_TASK REQUIREMENTS:_
Retype, please, the listing from its opening line through the line that contains "(labA) at (132,212)", both included, without the pictures.

_GIVEN ENTRIES:_
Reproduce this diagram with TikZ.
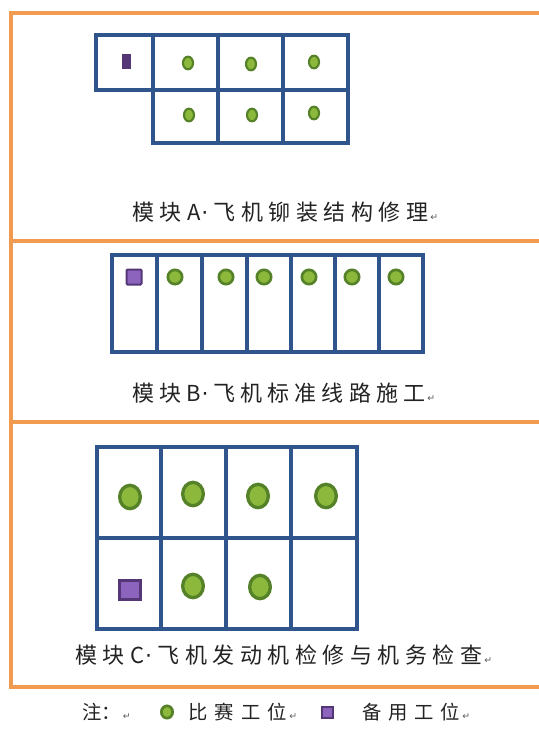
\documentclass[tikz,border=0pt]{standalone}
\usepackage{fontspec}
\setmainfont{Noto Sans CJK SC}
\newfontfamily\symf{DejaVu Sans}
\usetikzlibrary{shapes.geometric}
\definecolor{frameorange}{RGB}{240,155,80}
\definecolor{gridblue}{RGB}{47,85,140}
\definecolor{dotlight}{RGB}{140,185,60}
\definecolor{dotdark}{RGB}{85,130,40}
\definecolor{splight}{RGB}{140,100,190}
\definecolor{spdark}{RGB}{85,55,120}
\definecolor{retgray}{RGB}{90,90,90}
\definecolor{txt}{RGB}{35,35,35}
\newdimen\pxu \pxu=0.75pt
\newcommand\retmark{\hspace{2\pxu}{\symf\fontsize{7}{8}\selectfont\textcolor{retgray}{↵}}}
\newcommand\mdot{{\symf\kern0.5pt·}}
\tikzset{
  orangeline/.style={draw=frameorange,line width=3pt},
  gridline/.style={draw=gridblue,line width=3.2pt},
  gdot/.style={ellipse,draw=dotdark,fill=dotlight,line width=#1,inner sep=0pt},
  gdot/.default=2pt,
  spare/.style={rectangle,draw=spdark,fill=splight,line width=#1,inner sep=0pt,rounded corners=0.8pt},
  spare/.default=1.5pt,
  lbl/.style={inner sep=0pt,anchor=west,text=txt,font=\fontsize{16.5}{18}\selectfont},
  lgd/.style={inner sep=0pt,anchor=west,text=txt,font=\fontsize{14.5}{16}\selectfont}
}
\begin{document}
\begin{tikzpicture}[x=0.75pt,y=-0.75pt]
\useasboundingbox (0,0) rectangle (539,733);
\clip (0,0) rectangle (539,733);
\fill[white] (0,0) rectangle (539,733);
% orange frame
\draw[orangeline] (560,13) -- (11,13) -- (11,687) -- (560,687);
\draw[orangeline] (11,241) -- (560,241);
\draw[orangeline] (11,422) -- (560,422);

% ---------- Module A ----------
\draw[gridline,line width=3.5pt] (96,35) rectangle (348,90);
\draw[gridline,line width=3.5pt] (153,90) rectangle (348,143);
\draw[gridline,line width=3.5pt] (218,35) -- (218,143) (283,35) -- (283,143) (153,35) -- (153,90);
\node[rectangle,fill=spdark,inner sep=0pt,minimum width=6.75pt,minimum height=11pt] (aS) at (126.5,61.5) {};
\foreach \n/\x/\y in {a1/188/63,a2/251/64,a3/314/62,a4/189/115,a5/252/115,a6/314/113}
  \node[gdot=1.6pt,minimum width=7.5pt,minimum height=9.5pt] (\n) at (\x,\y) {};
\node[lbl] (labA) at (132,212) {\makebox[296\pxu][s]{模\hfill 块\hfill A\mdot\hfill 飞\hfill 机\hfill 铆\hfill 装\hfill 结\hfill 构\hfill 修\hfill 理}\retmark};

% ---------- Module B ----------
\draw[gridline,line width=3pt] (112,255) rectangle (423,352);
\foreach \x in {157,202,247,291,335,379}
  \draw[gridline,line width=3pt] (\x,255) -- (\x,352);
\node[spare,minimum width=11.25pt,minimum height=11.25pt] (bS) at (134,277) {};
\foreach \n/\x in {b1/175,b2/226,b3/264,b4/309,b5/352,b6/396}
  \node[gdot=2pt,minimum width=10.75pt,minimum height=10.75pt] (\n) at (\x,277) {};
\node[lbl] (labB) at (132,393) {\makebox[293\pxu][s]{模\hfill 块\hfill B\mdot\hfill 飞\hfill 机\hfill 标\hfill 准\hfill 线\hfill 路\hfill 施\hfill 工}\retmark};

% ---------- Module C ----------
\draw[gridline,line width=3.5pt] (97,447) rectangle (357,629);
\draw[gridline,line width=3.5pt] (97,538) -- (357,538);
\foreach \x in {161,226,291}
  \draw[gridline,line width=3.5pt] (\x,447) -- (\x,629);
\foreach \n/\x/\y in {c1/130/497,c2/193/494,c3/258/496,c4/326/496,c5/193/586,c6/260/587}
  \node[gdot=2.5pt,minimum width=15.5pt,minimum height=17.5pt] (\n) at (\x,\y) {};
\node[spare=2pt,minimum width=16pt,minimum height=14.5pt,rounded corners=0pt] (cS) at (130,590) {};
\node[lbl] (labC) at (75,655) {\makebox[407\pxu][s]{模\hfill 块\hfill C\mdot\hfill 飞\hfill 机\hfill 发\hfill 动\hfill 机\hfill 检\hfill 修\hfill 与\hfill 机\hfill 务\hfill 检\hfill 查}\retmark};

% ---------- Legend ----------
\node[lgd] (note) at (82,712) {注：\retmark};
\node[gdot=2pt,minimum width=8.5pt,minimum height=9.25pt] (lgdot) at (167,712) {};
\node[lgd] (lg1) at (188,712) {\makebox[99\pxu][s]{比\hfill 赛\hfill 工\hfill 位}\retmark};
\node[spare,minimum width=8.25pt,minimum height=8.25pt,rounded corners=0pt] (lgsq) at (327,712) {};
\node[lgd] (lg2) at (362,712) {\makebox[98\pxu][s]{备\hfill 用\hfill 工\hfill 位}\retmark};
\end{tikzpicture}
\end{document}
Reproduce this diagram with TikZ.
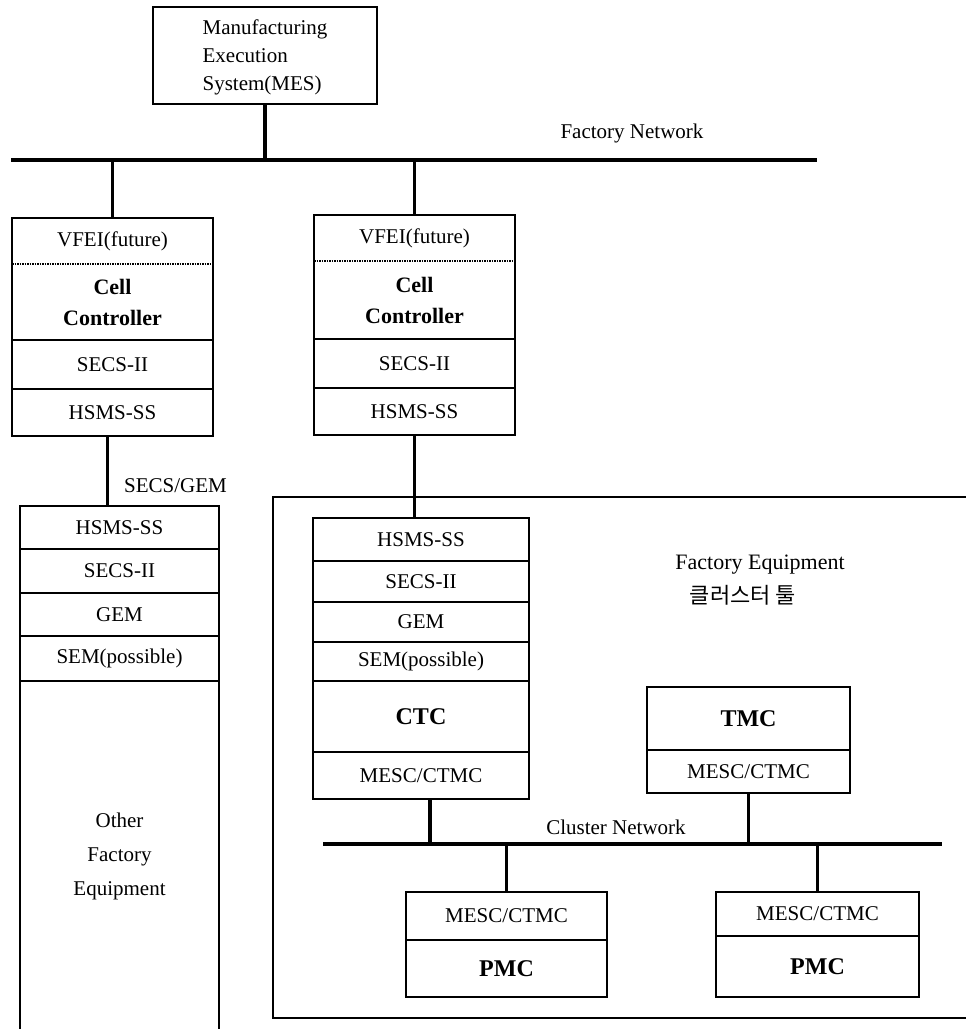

_COMPLETED TASK:_
Reproduce this diagram with TikZ.
\documentclass[tikz,border=0pt]{standalone}
\usepackage{fontspec}
\setmainfont{Noto Sans CJK SC}
\newfontfamily\symf{DejaVu Sans}
\usetikzlibrary{shapes.geometric}
\definecolor{frameorange}{RGB}{240,155,80}
\definecolor{gridblue}{RGB}{47,85,140}
\definecolor{dotlight}{RGB}{140,185,60}
\definecolor{dotdark}{RGB}{85,130,40}
\definecolor{splight}{RGB}{140,100,190}
\definecolor{spdark}{RGB}{85,55,120}
\definecolor{retgray}{RGB}{90,90,90}
\definecolor{txt}{RGB}{35,35,35}
\newdimen\pxu \pxu=0.75pt
\newcommand\retmark{\hspace{2\pxu}{\symf\fontsize{7}{8}\selectfont\textcolor{retgray}{↵}}}
\newcommand\mdot{{\symf\kern0.5pt·}}
\tikzset{
  orangeline/.style={draw=frameorange,line width=3pt},
  gridline/.style={draw=gridblue,line width=3.2pt},
  gdot/.style={ellipse,draw=dotdark,fill=dotlight,line width=#1,inner sep=0pt},
  gdot/.default=2pt,
  spare/.style={rectangle,draw=spdark,fill=splight,line width=#1,inner sep=0pt,rounded corners=0.8pt},
  spare/.default=1.5pt,
  lbl/.style={inner sep=0pt,anchor=west,text=txt,font=\fontsize{16.5}{18}\selectfont},
  lgd/.style={inner sep=0pt,anchor=west,text=txt,font=\fontsize{14.5}{16}\selectfont}
}
\begin{document}
\begin{tikzpicture}[x=0.75pt,y=-0.75pt]
\useasboundingbox (0,0) rectangle (539,733);
\clip (0,0) rectangle (539,733);
\fill[white] (0,0) rectangle (539,733);
% orange frame
\draw[orangeline] (560,13) -- (11,13) -- (11,687) -- (560,687);
\draw[orangeline] (11,241) -- (560,241);
\draw[orangeline] (11,422) -- (560,422);

% ---------- Module A ----------
\draw[gridline,line width=3.5pt] (96,35) rectangle (348,90);
\draw[gridline,line width=3.5pt] (153,90) rectangle (348,143);
\draw[gridline,line width=3.5pt] (218,35) -- (218,143) (283,35) -- (283,143) (153,35) -- (153,90);
\node[rectangle,fill=spdark,inner sep=0pt,minimum width=6.75pt,minimum height=11pt] (aS) at (126.5,61.5) {};
\foreach \n/\x/\y in {a1/188/63,a2/251/64,a3/314/62,a4/189/115,a5/252/115,a6/314/113}
  \node[gdot=1.6pt,minimum width=7.5pt,minimum height=9.5pt] (\n) at (\x,\y) {};
\node[lbl] (labA) at (132,212) {\makebox[296\pxu][s]{模\hfill 块\hfill A\mdot\hfill 飞\hfill 机\hfill 铆\hfill 装\hfill 结\hfill 构\hfill 修\hfill 理}\retmark};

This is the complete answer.